**Goal of the exercise:** Copy exactly the lines of the records below, and only those lines, beginning with the line that contains "Write the Apache ECharts code for this chart." and ending with the line that contains "const fmtComma = v".
==============================
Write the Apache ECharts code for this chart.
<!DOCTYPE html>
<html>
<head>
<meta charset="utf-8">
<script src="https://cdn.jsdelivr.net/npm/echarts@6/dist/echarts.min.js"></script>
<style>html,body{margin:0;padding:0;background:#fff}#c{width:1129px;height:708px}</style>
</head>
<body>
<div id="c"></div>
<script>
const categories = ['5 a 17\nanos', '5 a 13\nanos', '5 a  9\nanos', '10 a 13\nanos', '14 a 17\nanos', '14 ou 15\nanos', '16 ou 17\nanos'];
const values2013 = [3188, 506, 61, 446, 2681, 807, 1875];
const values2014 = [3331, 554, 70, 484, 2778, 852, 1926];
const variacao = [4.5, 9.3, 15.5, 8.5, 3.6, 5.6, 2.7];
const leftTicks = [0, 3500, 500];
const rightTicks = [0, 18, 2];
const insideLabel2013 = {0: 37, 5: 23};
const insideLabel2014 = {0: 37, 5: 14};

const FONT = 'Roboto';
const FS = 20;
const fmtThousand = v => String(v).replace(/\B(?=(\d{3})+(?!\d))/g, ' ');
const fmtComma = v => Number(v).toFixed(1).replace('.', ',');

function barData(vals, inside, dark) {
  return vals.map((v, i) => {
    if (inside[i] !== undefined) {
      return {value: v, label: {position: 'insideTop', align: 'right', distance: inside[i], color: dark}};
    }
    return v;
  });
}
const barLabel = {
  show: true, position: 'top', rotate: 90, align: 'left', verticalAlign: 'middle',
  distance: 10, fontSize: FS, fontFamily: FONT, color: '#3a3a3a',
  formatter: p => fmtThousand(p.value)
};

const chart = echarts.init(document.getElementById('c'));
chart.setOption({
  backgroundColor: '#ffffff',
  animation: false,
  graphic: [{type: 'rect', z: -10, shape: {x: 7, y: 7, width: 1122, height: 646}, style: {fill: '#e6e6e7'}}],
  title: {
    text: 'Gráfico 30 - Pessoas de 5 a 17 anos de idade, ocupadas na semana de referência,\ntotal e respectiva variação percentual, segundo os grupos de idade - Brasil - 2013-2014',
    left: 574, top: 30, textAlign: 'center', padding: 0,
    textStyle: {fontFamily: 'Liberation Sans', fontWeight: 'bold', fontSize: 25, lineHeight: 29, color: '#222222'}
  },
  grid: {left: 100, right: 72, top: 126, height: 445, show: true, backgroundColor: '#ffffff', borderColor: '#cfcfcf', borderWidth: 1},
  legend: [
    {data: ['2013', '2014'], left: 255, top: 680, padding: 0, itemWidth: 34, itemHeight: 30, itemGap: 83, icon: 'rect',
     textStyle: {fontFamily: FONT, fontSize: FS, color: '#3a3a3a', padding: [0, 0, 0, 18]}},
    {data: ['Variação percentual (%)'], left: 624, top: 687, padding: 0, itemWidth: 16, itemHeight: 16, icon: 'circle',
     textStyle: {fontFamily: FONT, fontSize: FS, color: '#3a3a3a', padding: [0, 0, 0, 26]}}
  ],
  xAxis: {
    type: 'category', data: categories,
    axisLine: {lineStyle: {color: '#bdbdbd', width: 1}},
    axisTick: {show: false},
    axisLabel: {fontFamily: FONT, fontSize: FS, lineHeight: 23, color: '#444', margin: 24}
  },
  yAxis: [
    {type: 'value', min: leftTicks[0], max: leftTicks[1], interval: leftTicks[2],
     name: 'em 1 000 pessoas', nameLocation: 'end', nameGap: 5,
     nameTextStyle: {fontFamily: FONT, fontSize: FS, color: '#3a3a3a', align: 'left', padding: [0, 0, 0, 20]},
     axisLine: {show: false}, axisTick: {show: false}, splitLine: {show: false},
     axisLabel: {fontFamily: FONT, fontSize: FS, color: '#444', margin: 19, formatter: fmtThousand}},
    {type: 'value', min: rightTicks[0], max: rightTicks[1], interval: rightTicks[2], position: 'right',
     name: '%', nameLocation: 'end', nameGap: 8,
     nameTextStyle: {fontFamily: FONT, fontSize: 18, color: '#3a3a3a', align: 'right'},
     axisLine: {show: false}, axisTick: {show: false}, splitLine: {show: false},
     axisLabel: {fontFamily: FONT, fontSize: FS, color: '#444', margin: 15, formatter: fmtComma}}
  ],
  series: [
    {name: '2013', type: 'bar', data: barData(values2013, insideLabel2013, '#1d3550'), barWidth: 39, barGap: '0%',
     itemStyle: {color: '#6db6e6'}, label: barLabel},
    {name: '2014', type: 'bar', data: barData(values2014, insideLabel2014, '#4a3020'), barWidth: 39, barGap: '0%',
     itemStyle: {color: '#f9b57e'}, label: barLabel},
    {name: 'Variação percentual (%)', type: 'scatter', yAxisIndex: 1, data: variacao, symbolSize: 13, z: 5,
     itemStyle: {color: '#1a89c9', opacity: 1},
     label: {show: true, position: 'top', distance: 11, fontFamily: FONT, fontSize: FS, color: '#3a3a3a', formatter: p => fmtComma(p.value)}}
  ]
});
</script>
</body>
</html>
==============================
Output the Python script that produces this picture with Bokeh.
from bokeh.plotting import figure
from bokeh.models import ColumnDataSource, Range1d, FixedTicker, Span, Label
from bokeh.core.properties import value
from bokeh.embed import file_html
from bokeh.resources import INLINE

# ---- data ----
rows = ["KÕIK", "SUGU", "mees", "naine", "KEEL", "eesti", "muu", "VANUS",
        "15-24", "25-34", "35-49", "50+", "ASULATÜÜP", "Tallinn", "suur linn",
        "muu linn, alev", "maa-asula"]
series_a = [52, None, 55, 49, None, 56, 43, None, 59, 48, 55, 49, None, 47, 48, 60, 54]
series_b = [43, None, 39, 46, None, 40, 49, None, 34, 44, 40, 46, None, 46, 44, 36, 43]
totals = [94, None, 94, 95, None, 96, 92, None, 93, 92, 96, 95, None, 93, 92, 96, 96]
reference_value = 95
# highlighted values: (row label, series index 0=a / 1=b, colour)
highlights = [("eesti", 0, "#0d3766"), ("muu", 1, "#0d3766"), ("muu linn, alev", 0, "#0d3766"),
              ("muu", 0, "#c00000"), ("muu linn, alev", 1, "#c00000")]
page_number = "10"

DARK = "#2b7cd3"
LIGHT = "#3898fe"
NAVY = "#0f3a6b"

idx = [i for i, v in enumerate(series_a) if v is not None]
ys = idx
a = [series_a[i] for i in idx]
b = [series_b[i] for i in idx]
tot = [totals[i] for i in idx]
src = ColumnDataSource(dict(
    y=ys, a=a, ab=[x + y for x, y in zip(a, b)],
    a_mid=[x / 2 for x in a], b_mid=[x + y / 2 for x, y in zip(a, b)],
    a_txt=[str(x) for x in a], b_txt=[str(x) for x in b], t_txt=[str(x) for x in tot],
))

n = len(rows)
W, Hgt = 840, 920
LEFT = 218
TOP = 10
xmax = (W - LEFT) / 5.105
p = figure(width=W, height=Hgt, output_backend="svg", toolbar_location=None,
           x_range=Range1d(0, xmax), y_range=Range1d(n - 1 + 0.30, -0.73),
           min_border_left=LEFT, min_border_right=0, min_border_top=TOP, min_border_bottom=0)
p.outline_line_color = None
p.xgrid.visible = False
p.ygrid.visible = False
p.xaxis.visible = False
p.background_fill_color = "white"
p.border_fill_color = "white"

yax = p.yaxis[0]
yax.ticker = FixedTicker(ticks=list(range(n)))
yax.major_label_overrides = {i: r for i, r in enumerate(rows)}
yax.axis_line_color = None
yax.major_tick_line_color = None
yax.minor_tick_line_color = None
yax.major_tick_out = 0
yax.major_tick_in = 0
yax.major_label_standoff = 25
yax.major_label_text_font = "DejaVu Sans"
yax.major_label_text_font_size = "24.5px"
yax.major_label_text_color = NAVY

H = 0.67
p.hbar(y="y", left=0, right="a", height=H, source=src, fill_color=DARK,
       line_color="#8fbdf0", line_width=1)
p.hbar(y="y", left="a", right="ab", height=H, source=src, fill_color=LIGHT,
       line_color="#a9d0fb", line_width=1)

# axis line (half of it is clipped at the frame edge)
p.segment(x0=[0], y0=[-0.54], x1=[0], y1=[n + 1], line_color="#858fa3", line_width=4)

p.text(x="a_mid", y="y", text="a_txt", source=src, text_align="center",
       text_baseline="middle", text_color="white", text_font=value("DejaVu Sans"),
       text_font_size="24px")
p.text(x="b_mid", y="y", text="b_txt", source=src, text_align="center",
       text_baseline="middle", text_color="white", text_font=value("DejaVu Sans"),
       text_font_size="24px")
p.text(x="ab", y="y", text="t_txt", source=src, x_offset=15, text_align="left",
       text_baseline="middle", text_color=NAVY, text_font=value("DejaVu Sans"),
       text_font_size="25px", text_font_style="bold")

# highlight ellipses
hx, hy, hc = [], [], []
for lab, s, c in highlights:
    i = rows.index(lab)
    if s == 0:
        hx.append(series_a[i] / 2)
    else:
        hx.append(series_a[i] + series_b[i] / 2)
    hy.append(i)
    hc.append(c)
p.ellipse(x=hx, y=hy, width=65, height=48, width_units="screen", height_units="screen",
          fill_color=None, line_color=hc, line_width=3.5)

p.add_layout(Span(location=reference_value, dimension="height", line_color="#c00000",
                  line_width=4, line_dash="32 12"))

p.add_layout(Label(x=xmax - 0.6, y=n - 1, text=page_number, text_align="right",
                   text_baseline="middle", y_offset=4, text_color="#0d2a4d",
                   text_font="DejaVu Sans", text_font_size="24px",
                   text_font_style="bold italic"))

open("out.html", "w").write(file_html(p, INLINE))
==============================
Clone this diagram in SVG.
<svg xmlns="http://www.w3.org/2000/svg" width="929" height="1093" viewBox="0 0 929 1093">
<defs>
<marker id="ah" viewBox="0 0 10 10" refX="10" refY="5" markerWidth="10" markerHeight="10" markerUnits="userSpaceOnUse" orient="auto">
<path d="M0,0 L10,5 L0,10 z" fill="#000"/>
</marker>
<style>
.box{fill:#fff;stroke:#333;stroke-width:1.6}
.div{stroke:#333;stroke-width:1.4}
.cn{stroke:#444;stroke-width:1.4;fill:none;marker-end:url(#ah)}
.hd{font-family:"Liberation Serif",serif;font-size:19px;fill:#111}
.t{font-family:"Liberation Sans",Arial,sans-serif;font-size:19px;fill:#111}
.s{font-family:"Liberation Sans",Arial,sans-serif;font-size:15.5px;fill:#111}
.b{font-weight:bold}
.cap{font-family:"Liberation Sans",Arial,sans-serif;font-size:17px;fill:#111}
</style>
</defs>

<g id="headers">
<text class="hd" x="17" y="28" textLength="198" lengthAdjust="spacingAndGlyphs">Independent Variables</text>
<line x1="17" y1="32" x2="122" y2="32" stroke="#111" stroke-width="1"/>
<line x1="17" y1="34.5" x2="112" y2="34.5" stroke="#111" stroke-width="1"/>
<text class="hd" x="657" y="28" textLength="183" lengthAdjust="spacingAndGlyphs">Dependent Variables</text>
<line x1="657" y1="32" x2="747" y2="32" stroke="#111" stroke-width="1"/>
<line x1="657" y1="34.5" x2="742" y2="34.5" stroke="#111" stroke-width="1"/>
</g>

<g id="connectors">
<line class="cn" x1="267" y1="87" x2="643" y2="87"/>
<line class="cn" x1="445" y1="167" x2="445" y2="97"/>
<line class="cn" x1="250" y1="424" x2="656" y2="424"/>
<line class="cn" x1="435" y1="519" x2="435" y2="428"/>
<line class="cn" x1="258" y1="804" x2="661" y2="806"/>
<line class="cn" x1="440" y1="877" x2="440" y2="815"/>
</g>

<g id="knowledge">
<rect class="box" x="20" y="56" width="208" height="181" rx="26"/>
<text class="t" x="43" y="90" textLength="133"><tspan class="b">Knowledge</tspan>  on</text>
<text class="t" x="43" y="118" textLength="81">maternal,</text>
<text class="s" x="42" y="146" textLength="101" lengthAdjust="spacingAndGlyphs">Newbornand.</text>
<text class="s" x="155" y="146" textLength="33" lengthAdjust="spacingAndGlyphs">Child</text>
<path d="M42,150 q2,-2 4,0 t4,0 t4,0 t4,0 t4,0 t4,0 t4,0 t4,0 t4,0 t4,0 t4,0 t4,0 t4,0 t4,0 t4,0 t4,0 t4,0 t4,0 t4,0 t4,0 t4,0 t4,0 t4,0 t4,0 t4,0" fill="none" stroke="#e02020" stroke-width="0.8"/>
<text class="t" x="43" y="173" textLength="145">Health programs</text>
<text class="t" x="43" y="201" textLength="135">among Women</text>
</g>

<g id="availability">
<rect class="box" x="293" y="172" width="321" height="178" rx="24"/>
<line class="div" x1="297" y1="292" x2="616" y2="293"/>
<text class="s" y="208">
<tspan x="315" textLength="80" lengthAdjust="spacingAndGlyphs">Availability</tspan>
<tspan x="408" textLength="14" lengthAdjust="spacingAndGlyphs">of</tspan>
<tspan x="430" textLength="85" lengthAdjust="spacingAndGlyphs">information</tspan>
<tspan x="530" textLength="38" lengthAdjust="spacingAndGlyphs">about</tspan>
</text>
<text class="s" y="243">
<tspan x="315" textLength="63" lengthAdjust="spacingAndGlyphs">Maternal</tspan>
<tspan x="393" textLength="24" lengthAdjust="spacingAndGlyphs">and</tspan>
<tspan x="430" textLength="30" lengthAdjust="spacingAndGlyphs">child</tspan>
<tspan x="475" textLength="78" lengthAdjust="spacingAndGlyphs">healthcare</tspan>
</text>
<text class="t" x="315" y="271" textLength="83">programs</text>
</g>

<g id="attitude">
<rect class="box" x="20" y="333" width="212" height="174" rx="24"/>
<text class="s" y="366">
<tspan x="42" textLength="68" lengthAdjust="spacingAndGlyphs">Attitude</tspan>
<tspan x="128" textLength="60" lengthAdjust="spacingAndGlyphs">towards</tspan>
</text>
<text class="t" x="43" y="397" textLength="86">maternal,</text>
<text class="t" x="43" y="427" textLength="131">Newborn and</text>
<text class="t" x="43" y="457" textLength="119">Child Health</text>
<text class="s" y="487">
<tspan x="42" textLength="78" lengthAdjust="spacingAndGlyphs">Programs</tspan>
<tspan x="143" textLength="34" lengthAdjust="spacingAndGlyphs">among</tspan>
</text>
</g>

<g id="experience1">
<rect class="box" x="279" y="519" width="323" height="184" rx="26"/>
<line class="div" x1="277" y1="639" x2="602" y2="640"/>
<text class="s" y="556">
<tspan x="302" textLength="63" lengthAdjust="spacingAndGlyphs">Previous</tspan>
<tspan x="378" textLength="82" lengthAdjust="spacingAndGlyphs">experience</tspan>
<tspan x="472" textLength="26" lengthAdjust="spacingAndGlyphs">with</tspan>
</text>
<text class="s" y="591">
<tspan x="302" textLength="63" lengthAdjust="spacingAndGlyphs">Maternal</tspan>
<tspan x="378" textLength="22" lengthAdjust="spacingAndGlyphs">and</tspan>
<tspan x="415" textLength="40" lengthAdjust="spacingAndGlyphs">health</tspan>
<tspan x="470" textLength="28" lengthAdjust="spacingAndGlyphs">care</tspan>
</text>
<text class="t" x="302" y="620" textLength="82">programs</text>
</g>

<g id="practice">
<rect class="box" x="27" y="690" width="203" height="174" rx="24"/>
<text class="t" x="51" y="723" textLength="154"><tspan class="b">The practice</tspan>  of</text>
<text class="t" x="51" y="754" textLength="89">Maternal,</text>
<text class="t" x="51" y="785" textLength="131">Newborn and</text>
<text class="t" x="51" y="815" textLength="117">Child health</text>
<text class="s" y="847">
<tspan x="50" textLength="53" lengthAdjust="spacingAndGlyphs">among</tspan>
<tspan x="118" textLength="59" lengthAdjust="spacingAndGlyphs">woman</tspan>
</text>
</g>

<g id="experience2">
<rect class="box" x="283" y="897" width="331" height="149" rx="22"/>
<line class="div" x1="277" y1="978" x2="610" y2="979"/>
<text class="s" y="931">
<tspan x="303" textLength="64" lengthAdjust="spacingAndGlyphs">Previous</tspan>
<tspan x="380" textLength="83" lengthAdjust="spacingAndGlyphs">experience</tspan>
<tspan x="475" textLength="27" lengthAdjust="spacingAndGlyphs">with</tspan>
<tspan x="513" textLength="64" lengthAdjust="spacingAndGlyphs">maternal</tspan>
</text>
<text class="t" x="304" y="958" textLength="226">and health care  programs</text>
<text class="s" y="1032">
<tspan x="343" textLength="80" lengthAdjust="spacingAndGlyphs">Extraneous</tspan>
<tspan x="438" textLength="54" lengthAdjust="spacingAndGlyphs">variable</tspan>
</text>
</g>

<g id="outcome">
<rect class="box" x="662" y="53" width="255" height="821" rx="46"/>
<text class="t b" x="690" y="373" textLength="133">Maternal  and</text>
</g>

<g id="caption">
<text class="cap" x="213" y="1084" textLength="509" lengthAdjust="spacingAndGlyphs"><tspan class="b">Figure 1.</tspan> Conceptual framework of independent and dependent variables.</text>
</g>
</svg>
==============================
**Final answer:**
Write the Apache ECharts code for this chart.
<!DOCTYPE html>
<html>
<head>
<meta charset="utf-8">
<script src="https://cdn.jsdelivr.net/npm/echarts@6/dist/echarts.min.js"></script>
<style>html,body{margin:0;padding:0;background:#fff}#c{width:1129px;height:708px}</style>
</head>
<body>
<div id="c"></div>
<script>
const categories = ['5 a 17\nanos', '5 a 13\nanos', '5 a  9\nanos', '10 a 13\nanos', '14 a 17\nanos', '14 ou 15\nanos', '16 ou 17\nanos'];
const values2013 = [3188, 506, 61, 446, 2681, 807, 1875];
const values2014 = [3331, 554, 70, 484, 2778, 852, 1926];
const variacao = [4.5, 9.3, 15.5, 8.5, 3.6, 5.6, 2.7];
const leftTicks = [0, 3500, 500];
const rightTicks = [0, 18, 2];
const insideLabel2013 = {0: 37, 5: 23};
const insideLabel2014 = {0: 37, 5: 14};

const FONT = 'Roboto';
const FS = 20;
const fmtThousand = v => String(v).replace(/\B(?=(\d{3})+(?!\d))/g, ' ');
const fmtComma = v => Number(v).toFixed(1).replace('.', ',');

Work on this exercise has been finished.